Regularization in econometrics and finance
This dissertation develops regularization methods for use in finance and econometrics problems. The key methodology introduced is utility-based selection (UBS) -- a procedure for inducing sparsity in statistical models and practical problems requiring the need for simple and parsimonious decisions.
The introduction section describes statistical model selection in light of the "big data hype" and desire to fit rich and complex models. Key emphasis is placed on the fundamental bias-variance tradeoff in statistics. The remaining portions of the introduction tie these notions into the components and procedure of UBS. This latter half frames model selection as a decision and develops the procedure using decision-theoretic principles.
The second chapter applies UBS to portfolio optimization. A dynamic portfolio construction framework is presented, and the asset returns are modeled using a Bayesian dynamic linear model. The focus here is constructing simple, or sparse, portfolios of passive funds. We consider a set of the most liquid exchange traded funds for our empirical analysis.
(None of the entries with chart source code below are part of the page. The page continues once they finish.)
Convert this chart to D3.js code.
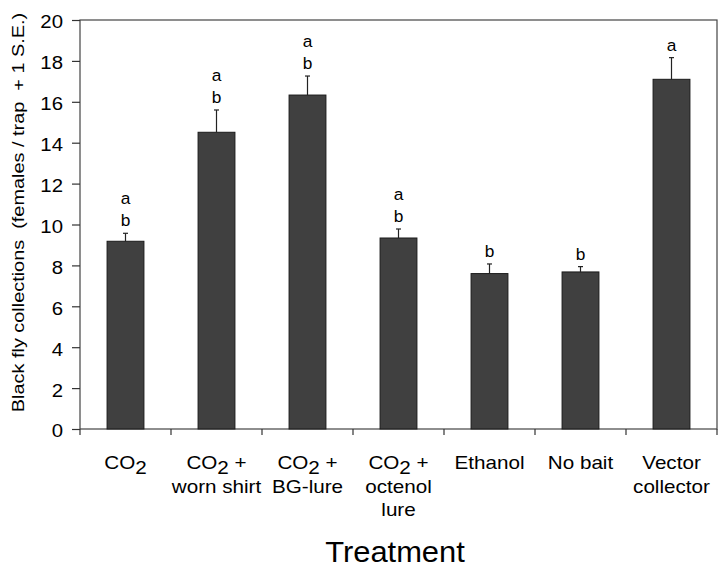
<!DOCTYPE html>
<html><head><meta charset="utf-8">
<script src="https://cdn.jsdelivr.net/npm/d3@7"></script>
<style>body{margin:0;background:#fff}svg{display:block}text{font-family:"Liberation Sans",Arial,sans-serif;fill:#000}</style>
</head><body><svg id="c" width="725" height="570"></svg>
<script>
const categories = ["CO2","CO2 + worn shirt","CO2 + BG-lure","CO2 + octenol lure","Ethanol","No bait","Vector collector"];
const labelLines = [[["CO",true]],[["CO",true,"+"],["worn shirt"]],[["CO",true,"+"],["BG-lure"]],[["CO",true,"+"],["octenol"],["lure"]],[["Ethanol"]],[["No bait"]],[["Vector"],["collector"]]];
const means = [9.18, 14.51, 16.33, 9.34, 7.6, 7.68, 17.1];
const se = [0.39, 1.09, 0.93, 0.44, 0.47, 0.26, 1.06];
const letters = [["a","b"],["a","b"],["a","b"],["a","b"],["b"],["b"],["a"]];
const yTicks = [0,2,4,6,8,10,12,14,16,18,20];

const svg = d3.select("#c");
const L=80, R=717, T=20, B=429;
const x = d3.scaleBand().domain(categories).range([L,R]).paddingInner(0).paddingOuter(0);
const y = d3.scaleLinear().domain([0,20]).range([B,T]);
const bw = x.bandwidth()*0.405;

// frame
svg.append("rect").attr("x",L).attr("y",T).attr("width",R-L).attr("height",B-T).attr("fill","none").attr("stroke","#444").attr("stroke-width",1.2);

// y axis
const ya = svg.append("g").attr("transform",`translate(${L},0)`).call(d3.axisLeft(y).tickValues(yTicks).tickSize(8));
ya.selectAll("path,line").attr("stroke","#333").attr("stroke-width",1.2);
ya.selectAll("text").attr("font-size",18.5).attr("x",0).attr("dy","0.32em")
  .attr("transform","translate(-17,2) scale(1.1,1)")
  .style("font-family","Liberation Sans, Arial, sans-serif");
ya.select(".domain").remove();

// x ticks at category boundaries
const bounds = categories.map(c=>x(c)).concat([R]);
svg.selectAll("line.xt").data(bounds).enter().append("line").attr("class","xt")
  .attr("x1",d=>d).attr("x2",d=>d).attr("y1",B).attr("y2",B+6).attr("stroke","#333").attr("stroke-width",1.2);

// bars
svg.selectAll("rect.bar").data(categories).enter().append("rect").attr("class","bar")
  .attr("x",(c)=>x(c)+x.bandwidth()/2-bw/2).attr("width",bw)
  .attr("y",(c,i)=>y(means[i])).attr("height",(c,i)=>y(0)-y(means[i]))
  .attr("fill","#404040").attr("stroke","#1a1a1a").attr("stroke-width",1);

// error bars
categories.forEach((c,i)=>{
  const cx = x(c)+x.bandwidth()/2;
  svg.append("line").attr("x1",cx).attr("x2",cx).attr("y1",y(means[i])).attr("y2",y(means[i]+se[i])).attr("stroke","#222").attr("stroke-width",1.2);
  svg.append("line").attr("x1",cx-2.5).attr("x2",cx+2.5).attr("y1",y(means[i]+se[i])).attr("y2",y(means[i]+se[i])).attr("stroke","#222").attr("stroke-width",1.2);
  const ls = letters[i];
  ls.forEach((l,j)=>{
    const off = (ls.length-1-j)*22.5;
    svg.append("text").attr("text-anchor","middle").attr("font-size",16.5)
      .attr("transform",`translate(${cx},${y(means[i]+se[i])-6.8-off}) scale(1.05,1)`).text(l);
  });
});

// category labels
categories.forEach((c,i)=>{
  const cx = x(c)+x.bandwidth()/2;
  labelLines[i].forEach((ln,j)=>{
    const t = svg.append("text").attr("text-anchor","middle").attr("font-size",17.5)
      .attr("transform",`translate(${cx},${469+j*23.5}) scale(1.18,1)`);
    if(ln[1]===true){
      t.append("tspan").text("CO");
      t.append("tspan").attr("dy",5).attr("font-size",17.5).text("2");
      if(ln[2]) t.append("tspan").attr("dy",-5).text(" "+ln[2]);
    } else t.text(ln[0]);
  });
});

// axis titles
svg.append("text").attr("text-anchor","middle").attr("font-size",30)
  .attr("transform","translate(395,561.5) scale(1.03,1)").text("Treatment");
svg.append("text").attr("transform",`translate(24,212.5) rotate(-90) scale(1.15,1)`).attr("text-anchor","middle").attr("font-size",17.3).style("white-space","pre").text("Black fly collections  (females / trap  + 1 S.E.)");
</script></body></html>
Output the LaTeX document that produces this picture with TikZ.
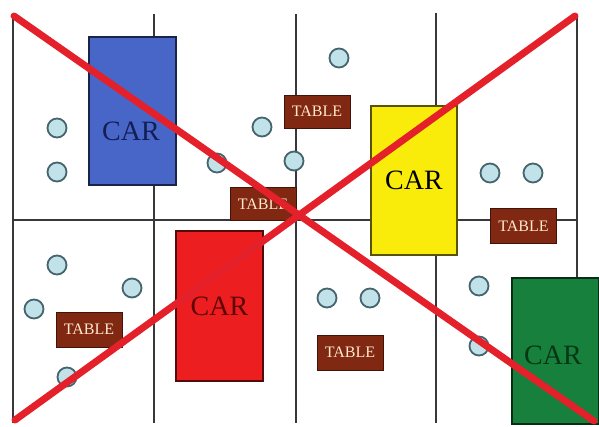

The third chapter discusses variable selection in seemingly unrelated regression models (SURs). UBS is applied in this context where an analyst wants to find, among p available predictors, what subset are most relevant for describing variation in q different responses. The selection procedure takes into account uncertainty in both the responses and predictors. It is applied to a popular problem in asset pricing -- discovering which factors (predictors) are relevant for pricing the cross section of asset returns (responses). We also discuss future work in monotonic function estimation and how UBS is applied in this context.
The fourth chapter considers regularization in treatment effect estimation using linear regression. It introduces "regularization-induced confounding" (RIC), a pitfall of employing naive regularization techniques for estimating a treatment effect from observational data. A new model parameterization is presented that mitigates RIC. Additionally, we discuss recent work that considers uncertainty characterization when model errors may vary by clusters of data. These developments employ empirical-Bayes and bootstrapping techniques.